Oczywiście z organizacyjnego –
zarówno w skali państwa, jak i szkoły – punktu widzenia byłby to koszmar. Już
organizacja E8 jest mocno kłopotliwa i trudna. W tym systemie taki egzamin
odbywałby się nie tylko dla jednego rocznika, ale dla kilku i nie trwałby trzy
dni, ale dwa-trzy tygodnie. Obawiam się zatem, że nie da się odejść od E8 –
jeśli oczywiście chcemy zapewnić kończącym szkołę uczniom jakiekolwiek szanse
uczciwej rywalizacji o miejsca w szkołach średnich. I w tym miejscu znów trzeba
wrócić do głosu nauczycieli-przyrodników, dopowiadając podobny głos za ich
kolegów – humanistów. No bo niby czemu egzamin z trzech tylko przedmiotów ma
określać predyspozycje ucznia do podjęcia nauki w szkołach o jakże różnych profilach?

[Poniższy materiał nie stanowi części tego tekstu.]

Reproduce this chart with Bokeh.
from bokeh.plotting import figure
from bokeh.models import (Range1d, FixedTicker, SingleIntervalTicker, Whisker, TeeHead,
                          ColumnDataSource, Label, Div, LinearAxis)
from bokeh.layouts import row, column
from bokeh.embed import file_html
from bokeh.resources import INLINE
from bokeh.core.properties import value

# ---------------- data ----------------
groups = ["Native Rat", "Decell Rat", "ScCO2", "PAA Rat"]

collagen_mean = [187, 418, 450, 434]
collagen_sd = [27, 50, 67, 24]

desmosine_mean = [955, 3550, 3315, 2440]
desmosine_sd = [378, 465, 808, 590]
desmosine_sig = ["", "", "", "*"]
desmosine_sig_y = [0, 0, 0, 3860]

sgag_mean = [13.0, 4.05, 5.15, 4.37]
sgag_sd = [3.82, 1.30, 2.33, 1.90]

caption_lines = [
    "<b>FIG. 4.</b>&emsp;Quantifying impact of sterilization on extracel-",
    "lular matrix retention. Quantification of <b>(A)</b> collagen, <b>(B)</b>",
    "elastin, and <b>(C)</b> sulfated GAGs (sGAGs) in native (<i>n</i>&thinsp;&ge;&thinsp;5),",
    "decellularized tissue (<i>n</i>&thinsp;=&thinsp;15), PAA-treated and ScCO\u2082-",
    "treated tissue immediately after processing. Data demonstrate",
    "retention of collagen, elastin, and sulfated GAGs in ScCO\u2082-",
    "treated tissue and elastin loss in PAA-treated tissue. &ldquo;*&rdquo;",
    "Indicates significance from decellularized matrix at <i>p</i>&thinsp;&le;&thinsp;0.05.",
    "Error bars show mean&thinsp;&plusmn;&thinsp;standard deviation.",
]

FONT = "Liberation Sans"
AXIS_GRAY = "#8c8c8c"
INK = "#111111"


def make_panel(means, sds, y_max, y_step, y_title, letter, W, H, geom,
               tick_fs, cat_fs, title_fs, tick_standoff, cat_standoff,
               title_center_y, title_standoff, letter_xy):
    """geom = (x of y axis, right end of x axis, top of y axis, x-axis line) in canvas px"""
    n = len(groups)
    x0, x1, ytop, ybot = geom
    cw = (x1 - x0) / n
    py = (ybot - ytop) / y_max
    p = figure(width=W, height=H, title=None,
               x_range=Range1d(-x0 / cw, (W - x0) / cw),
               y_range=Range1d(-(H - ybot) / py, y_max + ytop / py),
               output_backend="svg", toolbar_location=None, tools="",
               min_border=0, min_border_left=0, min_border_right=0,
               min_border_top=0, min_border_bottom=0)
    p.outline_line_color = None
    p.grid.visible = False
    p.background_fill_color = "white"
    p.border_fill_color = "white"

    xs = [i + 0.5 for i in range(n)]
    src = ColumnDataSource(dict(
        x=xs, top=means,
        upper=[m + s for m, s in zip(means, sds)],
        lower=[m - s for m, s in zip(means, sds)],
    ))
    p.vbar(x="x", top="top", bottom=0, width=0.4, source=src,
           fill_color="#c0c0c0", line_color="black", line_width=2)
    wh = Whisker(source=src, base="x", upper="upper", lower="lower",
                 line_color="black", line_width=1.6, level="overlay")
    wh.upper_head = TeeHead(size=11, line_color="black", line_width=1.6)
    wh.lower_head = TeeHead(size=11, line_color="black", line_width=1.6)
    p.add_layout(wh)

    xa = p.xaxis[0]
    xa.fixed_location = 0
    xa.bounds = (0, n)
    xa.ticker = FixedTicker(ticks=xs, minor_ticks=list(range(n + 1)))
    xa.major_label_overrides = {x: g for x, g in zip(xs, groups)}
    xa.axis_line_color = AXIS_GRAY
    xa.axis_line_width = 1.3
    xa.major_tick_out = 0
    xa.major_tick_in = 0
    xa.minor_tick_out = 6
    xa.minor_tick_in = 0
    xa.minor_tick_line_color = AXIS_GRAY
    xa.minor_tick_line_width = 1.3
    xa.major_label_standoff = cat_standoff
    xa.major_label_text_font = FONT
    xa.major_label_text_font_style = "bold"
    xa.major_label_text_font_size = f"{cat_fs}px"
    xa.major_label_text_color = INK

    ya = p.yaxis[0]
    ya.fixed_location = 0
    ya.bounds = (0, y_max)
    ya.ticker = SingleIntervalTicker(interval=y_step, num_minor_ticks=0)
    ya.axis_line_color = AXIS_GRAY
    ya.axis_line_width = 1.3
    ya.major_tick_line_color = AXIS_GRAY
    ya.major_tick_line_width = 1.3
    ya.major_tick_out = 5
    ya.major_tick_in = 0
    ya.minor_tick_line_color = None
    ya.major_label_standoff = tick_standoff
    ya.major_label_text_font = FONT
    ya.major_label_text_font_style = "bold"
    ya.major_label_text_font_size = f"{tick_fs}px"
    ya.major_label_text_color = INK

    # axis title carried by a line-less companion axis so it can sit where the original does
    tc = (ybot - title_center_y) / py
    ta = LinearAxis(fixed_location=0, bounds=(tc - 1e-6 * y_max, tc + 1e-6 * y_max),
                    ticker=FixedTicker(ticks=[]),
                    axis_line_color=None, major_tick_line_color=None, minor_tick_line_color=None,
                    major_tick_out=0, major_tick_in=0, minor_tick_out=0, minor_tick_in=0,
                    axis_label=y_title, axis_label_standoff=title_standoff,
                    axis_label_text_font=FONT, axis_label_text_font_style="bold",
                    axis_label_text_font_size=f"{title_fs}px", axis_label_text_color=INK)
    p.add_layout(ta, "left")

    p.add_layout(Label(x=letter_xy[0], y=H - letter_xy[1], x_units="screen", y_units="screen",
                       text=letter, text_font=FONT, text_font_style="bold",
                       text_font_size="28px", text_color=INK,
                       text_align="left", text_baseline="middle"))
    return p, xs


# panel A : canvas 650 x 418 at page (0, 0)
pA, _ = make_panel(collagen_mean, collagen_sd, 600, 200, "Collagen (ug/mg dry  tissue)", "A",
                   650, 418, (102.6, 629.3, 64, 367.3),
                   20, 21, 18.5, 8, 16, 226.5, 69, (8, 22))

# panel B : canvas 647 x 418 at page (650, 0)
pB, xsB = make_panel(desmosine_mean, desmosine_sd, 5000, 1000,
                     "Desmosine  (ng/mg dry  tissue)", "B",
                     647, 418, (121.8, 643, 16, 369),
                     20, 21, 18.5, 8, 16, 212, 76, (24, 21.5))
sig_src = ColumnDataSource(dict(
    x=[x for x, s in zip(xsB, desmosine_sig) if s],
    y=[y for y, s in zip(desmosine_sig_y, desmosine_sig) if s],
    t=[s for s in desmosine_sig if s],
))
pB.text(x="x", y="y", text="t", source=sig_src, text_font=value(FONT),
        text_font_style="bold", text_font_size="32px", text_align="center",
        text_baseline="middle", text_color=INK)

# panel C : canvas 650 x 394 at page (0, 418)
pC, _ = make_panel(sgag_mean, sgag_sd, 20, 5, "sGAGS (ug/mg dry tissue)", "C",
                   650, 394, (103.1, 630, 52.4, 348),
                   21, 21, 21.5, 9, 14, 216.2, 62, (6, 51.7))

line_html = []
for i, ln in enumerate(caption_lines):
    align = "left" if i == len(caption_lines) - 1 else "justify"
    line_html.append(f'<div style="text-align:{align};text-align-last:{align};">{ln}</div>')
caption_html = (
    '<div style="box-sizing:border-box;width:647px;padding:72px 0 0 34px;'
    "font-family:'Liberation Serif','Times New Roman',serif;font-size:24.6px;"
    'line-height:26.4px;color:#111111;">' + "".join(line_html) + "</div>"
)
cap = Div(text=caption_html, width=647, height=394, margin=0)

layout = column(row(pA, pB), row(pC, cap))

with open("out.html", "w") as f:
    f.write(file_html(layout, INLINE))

Oczywiście profile przyrodnicze wymagają znajomości matematyki – ale przecież
nie tylko. Bycie lepszym matematykiem nie oznacza, że będzie się lepszym
fizykiem, chemikiem czy geografem. A już na pewno nie można wywnioskować, że
lepszym fizykiem będzie ten, kto przeczytał więcej lektur i umie napisać lepszą
rozprawkę. Podobnie jak historyk nie musi być biegłym matematykiem. No i
oczywiście w żadnym stopniu na predyspozycje do jakiegokolwiek profilu szkoły
średniej – z wyjątkiem profili językowych – nie wskazuje lepsza lub gorsza
znajomość języka angielskiego czy tym bardziej jakiegokolwiek innego.
Nie ma co rozdzierać szat, że
utrzymując egzaminy kończące etapy edukacyjne zostajemy w tyle za tzw. cywilizowanym
światem. Dwie największe gospodarcze potęgi UE – Francja i Niemcy – mają egzaminy
i nie zamierzają się z nich wycofywać. Nawet tak hołubiona przez wielu polskich
edukatorów Finlandia ma maturę i egzaminy po każdej klasie liceum. W ostatnim
teście PISA (z 2022 roku) większość państw, które wyprzedzają Polskę pod
względem wyników uczniów z matematyki ma egzaminy. Sam egzamin jako taki nie
jest złą metodą badania wyników nauczania. Istotna jest treść tego egzaminu,
ale to już temat na inne rozważania.